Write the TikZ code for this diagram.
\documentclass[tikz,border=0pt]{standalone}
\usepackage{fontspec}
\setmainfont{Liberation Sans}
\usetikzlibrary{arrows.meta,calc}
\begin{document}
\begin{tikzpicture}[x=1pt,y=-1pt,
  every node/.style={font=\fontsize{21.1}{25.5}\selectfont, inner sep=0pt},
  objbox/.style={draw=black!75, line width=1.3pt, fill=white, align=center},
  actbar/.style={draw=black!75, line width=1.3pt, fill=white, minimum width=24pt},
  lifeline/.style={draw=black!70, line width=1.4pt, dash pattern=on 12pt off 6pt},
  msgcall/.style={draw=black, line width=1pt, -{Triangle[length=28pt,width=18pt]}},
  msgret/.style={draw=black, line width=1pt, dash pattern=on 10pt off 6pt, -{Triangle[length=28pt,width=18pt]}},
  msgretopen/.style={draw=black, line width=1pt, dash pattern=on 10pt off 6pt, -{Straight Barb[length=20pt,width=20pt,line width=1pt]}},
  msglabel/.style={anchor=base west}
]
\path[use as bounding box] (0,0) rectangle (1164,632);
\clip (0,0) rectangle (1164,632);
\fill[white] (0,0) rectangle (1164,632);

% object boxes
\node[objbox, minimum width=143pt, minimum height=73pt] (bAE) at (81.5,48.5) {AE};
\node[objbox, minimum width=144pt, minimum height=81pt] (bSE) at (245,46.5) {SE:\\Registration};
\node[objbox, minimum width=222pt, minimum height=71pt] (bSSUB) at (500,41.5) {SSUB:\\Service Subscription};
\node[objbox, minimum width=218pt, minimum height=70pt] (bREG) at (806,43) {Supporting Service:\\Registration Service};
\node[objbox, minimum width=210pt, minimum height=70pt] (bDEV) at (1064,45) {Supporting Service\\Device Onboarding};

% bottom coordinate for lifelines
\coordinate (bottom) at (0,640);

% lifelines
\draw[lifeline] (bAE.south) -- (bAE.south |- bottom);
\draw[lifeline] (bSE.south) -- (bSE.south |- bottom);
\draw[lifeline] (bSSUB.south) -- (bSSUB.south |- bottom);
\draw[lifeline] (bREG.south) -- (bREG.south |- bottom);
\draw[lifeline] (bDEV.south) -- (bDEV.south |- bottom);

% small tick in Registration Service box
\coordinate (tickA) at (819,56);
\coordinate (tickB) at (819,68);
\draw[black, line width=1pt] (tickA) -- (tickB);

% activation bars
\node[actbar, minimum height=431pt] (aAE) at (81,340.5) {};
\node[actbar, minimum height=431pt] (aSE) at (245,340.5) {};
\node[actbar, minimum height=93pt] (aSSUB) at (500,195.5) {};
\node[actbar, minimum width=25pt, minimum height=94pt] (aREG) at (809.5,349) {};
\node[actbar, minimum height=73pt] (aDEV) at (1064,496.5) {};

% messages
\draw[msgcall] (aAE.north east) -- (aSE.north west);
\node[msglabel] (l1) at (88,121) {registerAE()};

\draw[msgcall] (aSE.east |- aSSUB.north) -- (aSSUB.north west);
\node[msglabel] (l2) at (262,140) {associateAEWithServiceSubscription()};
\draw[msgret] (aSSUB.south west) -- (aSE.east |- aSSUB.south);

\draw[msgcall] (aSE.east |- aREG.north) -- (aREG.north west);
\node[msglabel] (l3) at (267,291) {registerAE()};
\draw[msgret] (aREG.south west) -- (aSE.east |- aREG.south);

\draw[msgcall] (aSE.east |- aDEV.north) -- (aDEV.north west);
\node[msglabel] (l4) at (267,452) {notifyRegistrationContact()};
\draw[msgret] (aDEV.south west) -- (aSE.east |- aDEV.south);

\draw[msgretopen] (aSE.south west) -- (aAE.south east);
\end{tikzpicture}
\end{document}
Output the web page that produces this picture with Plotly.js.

────────────────

__EXERCISE OBJECTIVE__
Set down all of the entries exactly, please.

__FINISHED EXERCISE__
Write the TikZ code for this diagram.
\documentclass[tikz,border=0pt]{standalone}
\usepackage{fontspec}
\setmainfont{Liberation Sans}
\usetikzlibrary{arrows.meta,calc}
\begin{document}
\begin{tikzpicture}[x=1pt,y=-1pt,
  every node/.style={font=\fontsize{21.1}{25.5}\selectfont, inner sep=0pt},
  objbox/.style={draw=black!75, line width=1.3pt, fill=white, align=center},
  actbar/.style={draw=black!75, line width=1.3pt, fill=white, minimum width=24pt},
  lifeline/.style={draw=black!70, line width=1.4pt, dash pattern=on 12pt off 6pt},
  msgcall/.style={draw=black, line width=1pt, -{Triangle[length=28pt,width=18pt]}},
  msgret/.style={draw=black, line width=1pt, dash pattern=on 10pt off 6pt, -{Triangle[length=28pt,width=18pt]}},
  msgretopen/.style={draw=black, line width=1pt, dash pattern=on 10pt off 6pt, -{Straight Barb[length=20pt,width=20pt,line width=1pt]}},
  msglabel/.style={anchor=base west}
]
\path[use as bounding box] (0,0) rectangle (1164,632);
\clip (0,0) rectangle (1164,632);
\fill[white] (0,0) rectangle (1164,632);

% object boxes
\node[objbox, minimum width=143pt, minimum height=73pt] (bAE) at (81.5,48.5) {AE};
\node[objbox, minimum width=144pt, minimum height=81pt] (bSE) at (245,46.5) {SE:\\Registration};
\node[objbox, minimum width=222pt, minimum height=71pt] (bSSUB) at (500,41.5) {SSUB:\\Service Subscription};
\node[objbox, minimum width=218pt, minimum height=70pt] (bREG) at (806,43) {Supporting Service:\\Registration Service};
\node[objbox, minimum width=210pt, minimum height=70pt] (bDEV) at (1064,45) {Supporting Service\\Device Onboarding};

% bottom coordinate for lifelines
\coordinate (bottom) at (0,640);

% lifelines
\draw[lifeline] (bAE.south) -- (bAE.south |- bottom);
\draw[lifeline] (bSE.south) -- (bSE.south |- bottom);
\draw[lifeline] (bSSUB.south) -- (bSSUB.south |- bottom);
\draw[lifeline] (bREG.south) -- (bREG.south |- bottom);
\draw[lifeline] (bDEV.south) -- (bDEV.south |- bottom);

% small tick in Registration Service box
\coordinate (tickA) at (819,56);
\coordinate (tickB) at (819,68);
\draw[black, line width=1pt] (tickA) -- (tickB);

% activation bars
\node[actbar, minimum height=431pt] (aAE) at (81,340.5) {};
\node[actbar, minimum height=431pt] (aSE) at (245,340.5) {};
\node[actbar, minimum height=93pt] (aSSUB) at (500,195.5) {};
\node[actbar, minimum width=25pt, minimum height=94pt] (aREG) at (809.5,349) {};
\node[actbar, minimum height=73pt] (aDEV) at (1064,496.5) {};

% messages
\draw[msgcall] (aAE.north east) -- (aSE.north west);
\node[msglabel] (l1) at (88,121) {registerAE()};

\draw[msgcall] (aSE.east |- aSSUB.north) -- (aSSUB.north west);
\node[msglabel] (l2) at (262,140) {associateAEWithServiceSubscription()};
\draw[msgret] (aSSUB.south west) -- (aSE.east |- aSSUB.south);

\draw[msgcall] (aSE.east |- aREG.north) -- (aREG.north west);
\node[msglabel] (l3) at (267,291) {registerAE()};
\draw[msgret] (aREG.south west) -- (aSE.east |- aREG.south);

\draw[msgcall] (aSE.east |- aDEV.north) -- (aDEV.north west);
\node[msglabel] (l4) at (267,452) {notifyRegistrationContact()};
\draw[msgret] (aDEV.south west) -- (aSE.east |- aDEV.south);

\draw[msgretopen] (aSE.south west) -- (aAE.south east);
\end{tikzpicture}
\end{document}
Output the web page that produces this picture with Plotly.js.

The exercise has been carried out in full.